I enjoy that Heather delivers her spiels about semi-unrelated topics within this harrowing and murderous context, further enriched with the cool and calm demeanour Verheul portrays her with, as though completely absent-minded and unfeeling in her psychopathic doings, intensifying, moreover, the sinisterness of the material. However, by the second monologue, the effect has slightly worn off. It is easy to disengage from her venting about the evils of the world, corrupt politicians, the supposed effects of karma, and the eventual consequences of every evil action. Her intentions, worldview and schemes already well explicated by this point — again, emphasised by the predictability of plot — this second rant becomes notably superfluous, and monotony starts to sink in; we lose momentum. I would recommend removing this second monologue entirely, or, at the very least, editing and combining the two together to ensure that all the necessary and most textured points are still covered.
As for acting, these performers are truly exceptional, talented and skilled in their portrayals. I should mention that Verheul does retain a greater degree of credibility and naturalism, but both demonstrate excellent character awareness, maintaining wonderful corporeal and vocal expressivity throughout. Both are able to portray the initial caricatural aspects of their characters well and yet manage to texturise their profiles as the play progresses, too.
I only have two small notes for improvement for these actors. For Verheul, quick shifts in thought, especially in the first scene, are presented too artificially, by which I mean that when Heather second-guesses herself, jumping around her words, these shifts are presented as too structured, deliberate and untidy. I would recommend working on the presentation of rapid shifts of thought in this way. As for Thornton, there is a very similar problem wherein tag questions or moments in her lines where Carla is breaking away from a train of thought, asking for reassurance or, again, second-guessing herself, lack the intonation and pacing appropriate to natural speech. Any negative or impassioned emotions routinely feel unnatural from Thornton, and one thing, in particular, that I would recommend in regard to this is that she maintain her expressions of horror when her character is tied to the chair, as this rather quickly peters out as Heather’s monologue progresses, not into submission but indifference. Beyond these two issues, these are truly outstanding performers with great control over their roles and with excellent stage presence.

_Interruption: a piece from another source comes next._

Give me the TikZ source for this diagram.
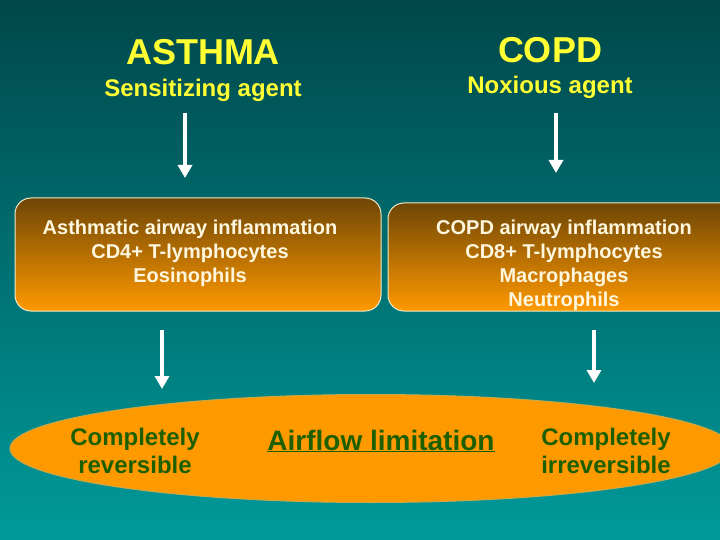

Finally, there are a few directorial and design issues that ought to be addressed. First, transitions are atrocious. Far too long and untidy. This could be easily resolved in all instances, however. For example, after the very first scene, Thornton could take the coffee cups after rearranging the table, whilst Verheul makes a speedy exit behind the backdrop where she will then change out of her first costume and into her second, which I imagine and hope was concealed under the first. I remain confused as to why the actors exited and re-entered several times, empty-handed, only to come back and deal with aspects of the set that could have all been handled in their first exits. Another recommendation: why should we not see Heather tie Carla up and prepare the room with the stage lights up? With lighting being far too bright for transitions, we can observe Carla come back to life after passing out, tying her own gag, fixing herself, aiding Heather in tying her up, and then passing back out again. This is far too destructive of illusion, and I would urge creatives to show the same attention to pacing that they do in this transition: slowly tie her up…slowly prepare the stage… This could be tremendously effective and would take the same amount of time as this transition currently does — or less — whilst improving credibility, continuity and mood.
I mentioned lighting was too bright during transitions, and lighting (designed by Juliann Pichelski) is used equally precariously at other times as well. For example, when lighting states are deliberately changed as the two recall the pigeon incident or as Heather, furious and superior, denigrates her husband. The former is comedic in its exaggerativeness and randomness, and this is not the appropriate style for this moment, which actually intends to be dark, sinister, revelatory. I would recommend if this effect is to be kept that the cue be processed far more gradually, such that it is nearly impossible to perceive the new state until we finally recognise that the stage is now engulfed in it; this would de-intensify this comedic effect and lend to the revelatory and transformative nature of the text here. In the second instance, the changing lighting state has the same effect but transforms the aesthetic and mood so much that there is a supplementary sense of foreboding. When this portion of the text — which is far too lengthy; I would recommend editing this down — proves to be quite long-winded and monotonous, this comedic setup draws intense unwanted attention to the faltering comedy. The foreboding has promised something that we do not receive and in such an obnoxiously stylised manner. This stylisation, evidenced in both examples, contrasts far too harshly against an otherwise entirely realistic and natural presentation.
All pedantic criticisms aside, this remains an excellent performance. I would certainly recommend giving it a watch!